Connecting an AI Agent to Salesforce is not a prompt problem, It’s an integration problem
For more than a decade, the debate around enterprise software has revolved around the same axis: data, how to capture it, where to store it, how to synchronize it, and how to exploit it more efficiently.
However, as artificial intelligence starts to integrate into systems like CRMs and ERPs (financial platforms), that focus begins to show its limits. In 2026, the main problem of enterprise software is no longer access to data, but the metadata that governs it.
Data vs metadata: a distinction back on the table
Platforms like Salesforce have operated for years in a way that is often overlooked outside the enterprise world: the difference between business data and metadata.
Business data includes the records that represent a company’s daily operations accounts, addresses, transactions, products. Metadata, on the other hand, describes the system that makes those operations possible: the data schema, validation rules, process flows, permissions, presentation layers, and execution limits.
Modifying a record is relatively simple. Modifying system behavior and doing so in a secure, reproducible, and auditable way is not.
That is why Salesforce never treated metadata as a secondary layer. Because Metadata API was not designed to move data between environments, but to transport the entire operational model of an organization: how it works, what is allowed, and under which conditions.

The collision between AI agents and enterprise systems
The emergence of AI agents capable of reasoning, planning, and executing actions autonomously has reopened this discussion from a new angle.
In controlled environments, agents work well: they can analyze information, make decisions, and execute tasks. But when they are connected to real enterprise systems, the scenario changes radically.
An agent may know which record to modify, but it usually does not know:
-If that modification violates a business rule
-If the user has permission to execute it
-If it triggers unintended downstream processes
-If it exceeds system technical limits
-If it creates side effects in other objects
In other words, the agent interacts with the data but ignores the system that governs it, the metadata.
Metadata as a control mechanism, not documentation
In enterprise platforms, metadata defines critical aspects of organizational behavior, such as: which entities exist and how they relate to each other, what happens when a user saves a record, what each role can see in the system, which actions are allowed or blocked, and which technical limits cannot be exceeded.
The purpose of this layer is to serve as an operational contract between the system and those who interact with it, whether they are humans or machines.
When an AI agent ignores this layer, automation becomes unreliable. But when it understands it, AI can operate with speed without losing control.

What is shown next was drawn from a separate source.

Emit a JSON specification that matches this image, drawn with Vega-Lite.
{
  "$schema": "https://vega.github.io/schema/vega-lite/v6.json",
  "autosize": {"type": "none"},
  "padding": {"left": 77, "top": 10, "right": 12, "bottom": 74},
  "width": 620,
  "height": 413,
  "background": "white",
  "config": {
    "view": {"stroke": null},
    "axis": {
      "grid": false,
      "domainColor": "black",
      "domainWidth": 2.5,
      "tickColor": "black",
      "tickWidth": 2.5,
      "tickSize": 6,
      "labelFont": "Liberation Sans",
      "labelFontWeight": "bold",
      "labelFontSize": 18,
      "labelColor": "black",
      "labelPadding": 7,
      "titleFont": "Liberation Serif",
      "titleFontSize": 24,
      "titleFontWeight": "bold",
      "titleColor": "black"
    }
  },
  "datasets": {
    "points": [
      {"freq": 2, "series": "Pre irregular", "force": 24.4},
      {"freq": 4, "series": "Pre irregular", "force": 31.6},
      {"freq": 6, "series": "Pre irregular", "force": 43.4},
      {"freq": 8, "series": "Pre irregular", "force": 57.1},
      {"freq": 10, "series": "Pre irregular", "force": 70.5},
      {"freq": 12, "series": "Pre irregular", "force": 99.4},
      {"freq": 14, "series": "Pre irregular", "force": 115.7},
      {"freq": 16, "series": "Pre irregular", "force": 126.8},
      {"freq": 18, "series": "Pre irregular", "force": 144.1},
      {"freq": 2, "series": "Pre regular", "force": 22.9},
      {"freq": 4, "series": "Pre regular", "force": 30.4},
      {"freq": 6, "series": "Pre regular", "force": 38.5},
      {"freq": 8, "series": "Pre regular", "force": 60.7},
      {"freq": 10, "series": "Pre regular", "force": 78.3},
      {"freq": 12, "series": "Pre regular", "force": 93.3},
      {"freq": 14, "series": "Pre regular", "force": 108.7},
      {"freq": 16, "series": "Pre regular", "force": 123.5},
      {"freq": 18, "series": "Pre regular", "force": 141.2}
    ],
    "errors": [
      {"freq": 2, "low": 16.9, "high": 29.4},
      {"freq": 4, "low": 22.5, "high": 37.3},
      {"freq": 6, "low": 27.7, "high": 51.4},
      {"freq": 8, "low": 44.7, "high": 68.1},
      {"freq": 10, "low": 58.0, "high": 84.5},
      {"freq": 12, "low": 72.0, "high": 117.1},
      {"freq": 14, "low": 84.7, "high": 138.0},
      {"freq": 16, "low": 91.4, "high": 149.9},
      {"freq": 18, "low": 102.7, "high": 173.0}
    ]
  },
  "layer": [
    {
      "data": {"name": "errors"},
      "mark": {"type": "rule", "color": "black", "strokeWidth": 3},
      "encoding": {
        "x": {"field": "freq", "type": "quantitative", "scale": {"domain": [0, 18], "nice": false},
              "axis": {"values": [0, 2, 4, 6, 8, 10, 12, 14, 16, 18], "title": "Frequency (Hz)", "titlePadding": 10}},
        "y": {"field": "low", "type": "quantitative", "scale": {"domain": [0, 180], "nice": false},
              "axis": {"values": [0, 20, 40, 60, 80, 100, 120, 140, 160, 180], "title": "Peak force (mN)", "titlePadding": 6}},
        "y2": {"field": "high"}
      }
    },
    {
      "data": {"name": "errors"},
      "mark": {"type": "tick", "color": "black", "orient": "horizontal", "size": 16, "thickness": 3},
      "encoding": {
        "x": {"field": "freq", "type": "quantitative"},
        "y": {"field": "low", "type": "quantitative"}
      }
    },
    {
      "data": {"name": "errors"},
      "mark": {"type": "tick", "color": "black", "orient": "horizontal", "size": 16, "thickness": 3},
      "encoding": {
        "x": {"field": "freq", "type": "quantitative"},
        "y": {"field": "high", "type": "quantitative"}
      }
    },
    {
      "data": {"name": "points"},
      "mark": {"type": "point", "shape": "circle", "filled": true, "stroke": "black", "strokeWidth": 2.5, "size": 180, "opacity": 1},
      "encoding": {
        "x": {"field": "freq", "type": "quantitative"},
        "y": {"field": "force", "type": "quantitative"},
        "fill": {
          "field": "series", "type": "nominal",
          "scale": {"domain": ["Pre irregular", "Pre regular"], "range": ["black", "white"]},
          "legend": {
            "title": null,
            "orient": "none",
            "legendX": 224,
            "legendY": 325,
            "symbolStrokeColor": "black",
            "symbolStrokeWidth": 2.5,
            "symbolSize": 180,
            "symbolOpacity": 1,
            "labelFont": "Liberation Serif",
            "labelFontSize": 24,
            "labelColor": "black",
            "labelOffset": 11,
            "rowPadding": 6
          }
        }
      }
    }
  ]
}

That is why the most advanced approaches do not aim for fully autonomous agents, but for architectures where: first, intent is defined outside the system; second, the agent translates that intent into a plan; third, metadata validates whether the plan is legal and safe; and fourth, the system executes only what is permitted.

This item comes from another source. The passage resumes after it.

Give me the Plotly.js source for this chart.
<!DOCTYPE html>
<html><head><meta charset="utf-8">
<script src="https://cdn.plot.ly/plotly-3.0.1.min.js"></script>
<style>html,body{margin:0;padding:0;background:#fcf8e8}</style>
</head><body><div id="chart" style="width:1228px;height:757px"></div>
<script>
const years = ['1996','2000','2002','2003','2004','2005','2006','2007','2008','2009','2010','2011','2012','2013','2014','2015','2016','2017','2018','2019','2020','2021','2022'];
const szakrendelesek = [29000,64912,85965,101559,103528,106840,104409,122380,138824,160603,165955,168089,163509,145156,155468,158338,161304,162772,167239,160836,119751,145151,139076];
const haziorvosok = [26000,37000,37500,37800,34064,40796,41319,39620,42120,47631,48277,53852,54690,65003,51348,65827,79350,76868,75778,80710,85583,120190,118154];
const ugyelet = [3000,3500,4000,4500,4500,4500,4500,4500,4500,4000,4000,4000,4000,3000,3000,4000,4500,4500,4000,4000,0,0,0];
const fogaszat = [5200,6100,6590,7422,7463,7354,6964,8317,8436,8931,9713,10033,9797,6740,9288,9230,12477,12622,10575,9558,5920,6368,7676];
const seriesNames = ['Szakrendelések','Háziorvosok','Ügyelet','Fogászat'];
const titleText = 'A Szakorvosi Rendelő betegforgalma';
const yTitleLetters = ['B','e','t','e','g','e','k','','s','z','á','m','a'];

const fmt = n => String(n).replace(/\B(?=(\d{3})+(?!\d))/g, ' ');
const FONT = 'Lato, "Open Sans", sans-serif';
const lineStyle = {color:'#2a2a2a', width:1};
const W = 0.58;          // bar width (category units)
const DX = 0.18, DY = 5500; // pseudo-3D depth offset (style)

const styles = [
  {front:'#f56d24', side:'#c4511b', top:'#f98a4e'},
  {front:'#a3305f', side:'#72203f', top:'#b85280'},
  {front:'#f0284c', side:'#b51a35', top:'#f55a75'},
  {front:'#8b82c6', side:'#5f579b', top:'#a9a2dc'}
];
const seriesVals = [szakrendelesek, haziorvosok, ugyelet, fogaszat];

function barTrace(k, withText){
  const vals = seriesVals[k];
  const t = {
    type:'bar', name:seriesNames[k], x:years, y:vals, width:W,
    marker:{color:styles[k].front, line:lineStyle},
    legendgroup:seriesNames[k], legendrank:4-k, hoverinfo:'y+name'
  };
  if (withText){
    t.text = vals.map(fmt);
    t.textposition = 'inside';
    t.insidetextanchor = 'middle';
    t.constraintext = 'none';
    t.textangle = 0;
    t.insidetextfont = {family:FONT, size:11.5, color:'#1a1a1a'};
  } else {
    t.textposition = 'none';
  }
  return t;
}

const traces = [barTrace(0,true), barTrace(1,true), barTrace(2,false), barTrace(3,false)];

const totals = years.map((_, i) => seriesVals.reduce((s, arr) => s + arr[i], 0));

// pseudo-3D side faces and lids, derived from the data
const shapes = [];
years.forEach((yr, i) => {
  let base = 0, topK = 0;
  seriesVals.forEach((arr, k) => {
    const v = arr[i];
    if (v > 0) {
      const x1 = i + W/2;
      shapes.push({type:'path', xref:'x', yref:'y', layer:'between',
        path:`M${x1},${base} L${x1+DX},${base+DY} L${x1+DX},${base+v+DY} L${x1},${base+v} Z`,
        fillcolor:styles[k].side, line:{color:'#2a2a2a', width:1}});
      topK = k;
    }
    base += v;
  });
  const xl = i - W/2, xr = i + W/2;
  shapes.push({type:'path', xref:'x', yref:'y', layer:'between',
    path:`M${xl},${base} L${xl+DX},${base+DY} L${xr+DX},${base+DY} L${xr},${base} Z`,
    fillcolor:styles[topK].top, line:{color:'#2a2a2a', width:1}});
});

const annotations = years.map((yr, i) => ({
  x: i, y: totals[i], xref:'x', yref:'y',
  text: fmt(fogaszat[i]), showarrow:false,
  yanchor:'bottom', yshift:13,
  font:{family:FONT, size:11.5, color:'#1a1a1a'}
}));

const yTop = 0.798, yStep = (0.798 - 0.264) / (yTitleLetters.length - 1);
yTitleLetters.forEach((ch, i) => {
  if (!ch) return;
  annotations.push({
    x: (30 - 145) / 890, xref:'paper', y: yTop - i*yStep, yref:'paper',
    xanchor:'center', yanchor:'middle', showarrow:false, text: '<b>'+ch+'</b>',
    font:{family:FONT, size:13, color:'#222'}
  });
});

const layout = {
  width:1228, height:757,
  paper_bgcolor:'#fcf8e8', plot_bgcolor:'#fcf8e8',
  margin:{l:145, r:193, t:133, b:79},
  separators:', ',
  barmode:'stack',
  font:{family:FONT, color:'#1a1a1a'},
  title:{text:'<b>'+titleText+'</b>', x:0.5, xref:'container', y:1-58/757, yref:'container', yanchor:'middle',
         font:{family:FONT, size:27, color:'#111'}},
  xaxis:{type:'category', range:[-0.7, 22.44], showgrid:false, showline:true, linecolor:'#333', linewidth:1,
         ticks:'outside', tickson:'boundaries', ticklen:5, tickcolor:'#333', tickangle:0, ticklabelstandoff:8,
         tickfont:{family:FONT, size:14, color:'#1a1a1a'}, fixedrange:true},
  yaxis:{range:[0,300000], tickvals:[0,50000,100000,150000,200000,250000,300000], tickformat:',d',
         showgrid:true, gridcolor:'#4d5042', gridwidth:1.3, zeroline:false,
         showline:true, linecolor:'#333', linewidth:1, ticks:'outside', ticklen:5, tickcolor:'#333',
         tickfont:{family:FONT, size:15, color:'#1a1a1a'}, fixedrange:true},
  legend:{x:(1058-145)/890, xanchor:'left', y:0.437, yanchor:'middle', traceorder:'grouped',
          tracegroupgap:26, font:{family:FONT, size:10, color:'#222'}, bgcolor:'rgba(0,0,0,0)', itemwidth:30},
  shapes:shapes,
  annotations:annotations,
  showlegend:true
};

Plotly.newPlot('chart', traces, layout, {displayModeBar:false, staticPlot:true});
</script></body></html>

This is not about replacing enterprise software, but about knowing how to operate and direct it.

The limit of pilots and the problem of scaling
This dynamic helps explain why so many enterprise AI initiatives get stuck in the pilot phase. According to the latest Deloitte report, most organizations plan to deploy AI agents in the next two years, but only a fraction have secure, controlled models in place.
In pilots, system complexity is often isolated or simplified. In production, metadata exposes the full operational reality. Validations that once seemed irrelevant become critical, technical limits ignored during testing halt live processes, and invisible automated flows generate unexpected effects.
The difference between a successful pilot and a failed deployment is rarely the model itself. It is the ability to interact correctly with the system’s metadata.
An inevitable shift in perspective
For years, the dominant question in the market was: How do we access the data? Today, the correct question is: How do we understand and respect the system that governs it?
Metadata has ceased to be a technical byproduct of enterprise software and has become its control language. In a context where AI begins to execute real actions not just make suggestions, ignoring this layer stops being a technical omission and becomes a structural risk.
Organizations that want to scale agents, automation, and artificial intelligence responsibly will not be able to do so by simply connecting to data APIs. They will need to design infrastructures that understand, respect, and operate on metadata as a first-class citizen of the system.
Because in modern enterprise software, power no longer lies only in the data that moves, but in the rules that decide whether it can move at all.